Monday, April 12, 2004

Ali Ansari in Madison

Earlier this evening, I was at a lecture by Ali Ansari, whom our Middle East Studies Director Dr. David Morgan described as "his generation's greatest scholar of modern Iran." His talk was basically on the failure of the Iranian Reformists and where things would go from here. Going solely by my own memories, some salient points were these:

*The primary failure of the Iranian Reform movement was in the fact that they insisted in playing by the rules when those rules were rigged against them and the other side wasn't afraid to cheat. (I feel like I've read that before, but I don't remember where.) According to Ansari, Khatami did far more than many realize behind the scenes, but he insisted on taking what he considered the high road. Ansari's analogy was something like "the Reformists seemed to think they were living in Sweden." The hard-liners interpreted this as weakness, and pushed harder.

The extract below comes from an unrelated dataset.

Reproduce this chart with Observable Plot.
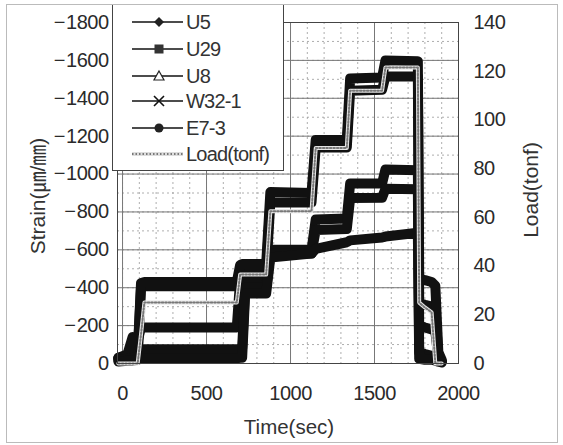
<!DOCTYPE html>
<html><head><meta charset="utf-8">
<script src="https://cdn.jsdelivr.net/npm/d3@7"></script>
<script src="https://cdn.jsdelivr.net/npm/@observablehq/plot@0.6"></script>
<style>
html,body{margin:0;padding:0;background:#fff;}
#chart{width:563px;height:445px;position:relative;}
</style></head><body><div id="chart"></div>
<script>
// ---- data ----
const times = [-25, 30, 60, 90, 110, 130, 680, 700, 712, 730, 855, 880, 1125, 1150, 1335, 1355, 1545, 1565, 1758, 1766, 1800, 1840, 1862, 1880, 1900];
const strainU5   = [-25, -30, -30, -40, -400, -408, -408, -480, -485, -485, -485, -850, -850, -1140, -1140, -1440, -1445, -1515, -1515, -320, -310, -300, -280, -40, -10];
const strainU29  = [-30, -35, -40, -50, -425, -430, -430, -520, -525, -525, -525, -905, -900, -1180, -1180, -1505, -1510, -1600, -1595, -450, -440, -430, -410, -60, -20];
const strainU8   = [-30, -50, -140, -120, -190, -190, -190, -440, -445, -445, -445, -600, -600, -760, -765, -950, -950, -1024, -1020, -200, -190, -180, -170, -30, -10];
const strainW321 = [-20, -25, -30, -30, -70, -75, -75, -78, -80, -400, -400, -580, -580, -705, -710, -873, -875, -923, -920, -60, -50, -40, -40, -20, -10];
const strainE73  = [-10, -15, -15, -20, -25, -28, -28, -30, -30, -370, -370, -560, -580, -605, -640, -650, -665, -670, -690, -25, -20, -20, -15, -10, -5];
const loadTonf   = [0, 0, 0, 0, 12, 25, 25, 36.5, 36.5, 36.5, 36.5, 62.5, 62.5, 88.5, 88.5, 112, 112, 121.5, 121.5, 25, 23, 21, 0, 0, 0];
const seriesNames = ["U5", "U29", "U8", "W32-1", "E7-3"];
const timeTicks = [0, 500, 1000, 1500, 2000];
const strainTicks = [0, -200, -400, -600, -800, -1000, -1200, -1400, -1600, -1800];
const loadTicks = [0, 20, 40, 60, 80, 100, 120, 140];

// ---- build tables ----
const seriesValues = [strainU5, strainU29, strainU8, strainW321, strainE73];
const K = 1800 / 140; // load -> strain-axis equivalent
const rows = [];
seriesNames.forEach((name, s) => seriesValues[s].forEach((v, i) => rows.push({name, t: times[i], v})));
const loadRows = times.map((t, i) => ({t, v: -loadTonf[i] * K}));
const timeMinor = d3.range(0, 2000, 100);
const strainMinor = d3.range(-100, -1800, -100);

const font = "'Liberation Sans', Arial, 'Noto Sans CJK KR', sans-serif";
const plot = Plot.plot({
  width: 563, height: 445,
  marginLeft: 117, marginRight: 105, marginTop: 22, marginBottom: 82,
  style: {fontFamily: font, fontSize: "20px", background: "#fff", color: "#2a2a2a", fontWeight: "normal"},
  x: {domain: [-30, 2000]},
  y: {domain: [0, -1800]},
  marks: [
    Plot.ruleX(timeMinor, {stroke: "#999", strokeDasharray: "2,3", strokeWidth: 0.8}),
    Plot.ruleY(strainMinor, {stroke: "#999", strokeDasharray: "2,3", strokeWidth: 0.8}),
    Plot.ruleX(timeTicks, {stroke: "#777", strokeWidth: 1}),
    Plot.ruleY(strainTicks, {stroke: "#777", strokeWidth: 1}),
    Plot.line(rows, {x: "t", y: "v", z: "name", stroke: "#111", strokeWidth: 10, strokeLinejoin: "round"}),
    Plot.line(loadRows, {x: "t", y: "v", stroke: "#e4e4e4", strokeWidth: 4}),
    Plot.line(loadRows, {x: "t", y: "v", stroke: "#777", strokeWidth: 2, strokeDasharray: "1.5,2"}),
    Plot.frame({stroke: "#444"}),
    Plot.axisX({ticks: timeTicks, tickSize: 0, tickPadding: 22, label: null, tickFormat: d => String(d)}),
    Plot.axisY({ticks: strainTicks, anchor: "left", tickSize: 0, tickPadding: 9, label: null,
      tickFormat: d => d === 0 ? "0" : "\u2212\u200A" + Math.abs(d)}),
    Plot.axisY({ticks: loadTicks.map(v => -v * K), anchor: "right", tickSize: 0, tickPadding: 15, label: null,
      tickFormat: d => String(Math.round(Math.abs(d) / K))})
  ]
});
document.getElementById("chart").appendChild(plot);

const svg = d3.select(plot);
svg.selectAll("text").style("letter-spacing", "-0.5px");

function addText(sel, txt, size) {
  return sel.append("text").style("font-size", size).style("font-family", font)
    .style("font-weight", "400").attr("fill", "#333").attr("stroke", "none").text(txt);
}
// axis titles
addText(svg, "Strain(\u339B/\u339C)", "21px").attr("transform", "translate(37,196) rotate(-90)")
  .attr("text-anchor", "middle").attr("dominant-baseline", "central");
addText(svg, "Load(tonf)", "21px").attr("transform", "translate(530,190) rotate(-90)")
  .attr("text-anchor", "middle").attr("dominant-baseline", "central");
addText(svg, "Time(sec)", "20.5px").attr("x", 289).attr("y", 434)
  .attr("text-anchor", "middle").style("letter-spacing", "0px");

// legend
const lg = svg.append("g");
lg.append("rect").attr("x", 112.5).attr("y", 4.5).attr("width", 171).attr("height", 166)
  .attr("fill", "#fff").attr("stroke", "#444");
const legendLabels = seriesNames.concat(["Load(tonf)"]);
const ly = [22, 49, 76, 101, 128, 154];
legendLabels.forEach((lab, i) => {
  const y = ly[i];
  if (i < 5) {
    lg.append("line").attr("x1", 132).attr("x2", 183).attr("y1", y).attr("y2", y).attr("stroke", "#111").attr("stroke-width", 1.3);
    const cx = 159;
    if (i === 0) lg.append("path").attr("d", `M${cx},${y-5}L${cx+5},${y}L${cx},${y+5}L${cx-5},${y}Z`).attr("fill", "#222");
    if (i === 1) lg.append("rect").attr("x", cx-4.5).attr("y", y-4.5).attr("width", 9).attr("height", 9).attr("fill", "#333");
    if (i === 2) lg.append("path").attr("d", `M${cx},${y-5}L${cx+5},${y+4}L${cx-5},${y+4}Z`).attr("fill", "#fff").attr("stroke", "#222").attr("stroke-width", 1.2);
    if (i === 3) lg.append("path").attr("d", `M${cx-5},${y-5}L${cx+5},${y+5}M${cx+5},${y-5}L${cx-5},${y+5}`).attr("stroke", "#111").attr("stroke-width", 1.6);
    if (i === 4) lg.append("circle").attr("cx", cx).attr("cy", y).attr("r", 4.5).attr("fill", "#222");
  } else {
    lg.append("line").attr("x1", 132).attr("x2", 183).attr("y1", y).attr("y2", y).attr("stroke", "#ddd").attr("stroke-width", 4);
    lg.append("line").attr("x1", 132).attr("x2", 183).attr("y1", y).attr("y2", y).attr("stroke", "#777").attr("stroke-width", 2).attr("stroke-dasharray", "1.5,2");
  }
  addText(lg, lab, "20px").attr("x", 186).attr("y", y).attr("text-anchor", "start")
    .attr("dominant-baseline", "central").style("letter-spacing", "-0.8px");
});

// outer border
svg.append("rect").attr("x", 6.5).attr("y", 4.5).attr("width", 551).attr("height", 438)
  .attr("fill", "none").attr("stroke", "#bbb");
</script></body></html>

*Ansari also mentioned the failure of the Reformist political leadership to coordinate effectively with the Iranian student movement. (Regular readers will know I share this perspective.) According to Ansari, who has talked to Iranian government officials on all sides of the political spectrum, the political leaders were afraid of another 1979, and this partly explains their attitude toward both following the rules and behiving nervously toward their potential allies in the student movement. Khatami and Co. refused to support the students in June 2003, and as a result the students didn't rush to their defense in the election controversy. Here I would also add the exile community: Ansari said he felt that the Iranian exiles failed to recognize the serious differences between the Reformists and hard-liners, and had wasted an opportunity as a result. This seems another example of the Reformists failure to mobilize potential supporters.

*One thing that I found really interesting was Ansari's contention that the first thing the Reformists to really threaten the hard-liners was audit the finances. He indicated that if Iraq was a state based on terror, then the Iranian regime was based on greed. Privatization is a highly corrupt process which is used to get potential enemies to buy into the system, and thus fear its collapse. Real ethics investigations threatened all of this.

*Finally, Ansari was unhappy with the way Western powers have dealt with Iran. he indicated, for example, that by the end of 2001, Khatami had adopted a strategy of trying to deliver normalized relations with the U.S. as his major accomplishment, and then leverage that into more reforms elsewhere. The tacit cooperation regarding the Taliban was a major opening for this. However, according to Ansari, Bush's "Axis of Evil" speech proved a disaster for the Reformists, as it set off in Iran a debate over who had ruined U.S.-Iranian relationships, which of course Khatami had been going out on a limb to handle. In the resulting finger-pointing the hard-liners made gains, as even most of the radical reformers wish to advance the Iranian nation-state against threats from abroad, and the policy of engagement with the U.S. stood discredited as something that would get them nowhere and simply make them look weak. In addition, Ansari was discouraged by Prince Charles's visit to Iran, which he said convinced many Iranians that Europe was on the side of the hard-liners, and led to a general loss of morale. (On this point regular readers know I've said engagement of that kind doesn't matter, but Ansari is causing me to reconsider that stance.)

Anyway, from there, the speaker joined the rest of the planet in saying peaceful change was no longer possible, and we should all start waiting for the revolution. He did, however, go into one issue that troubled him about the possible direction of the revolution: Grass-roots Persian nationalism today is far greater than it was even under the Shah. Iranians today are buying literature about the greater Persian nation and the need to reconstitute the old Persian Empire, and there is a renewed interest in pre-Islamic stories and monuments. Ansari said even the regime was starting to play this game, promoting stories like the Shahnama on state television as propaganda. He thus feared that in the future, Iran might behave in an aggressive manner toward its neighbors.

Anyway, I just thought I'd share that report. The whole lecture was really interesting, far more than I can go into here.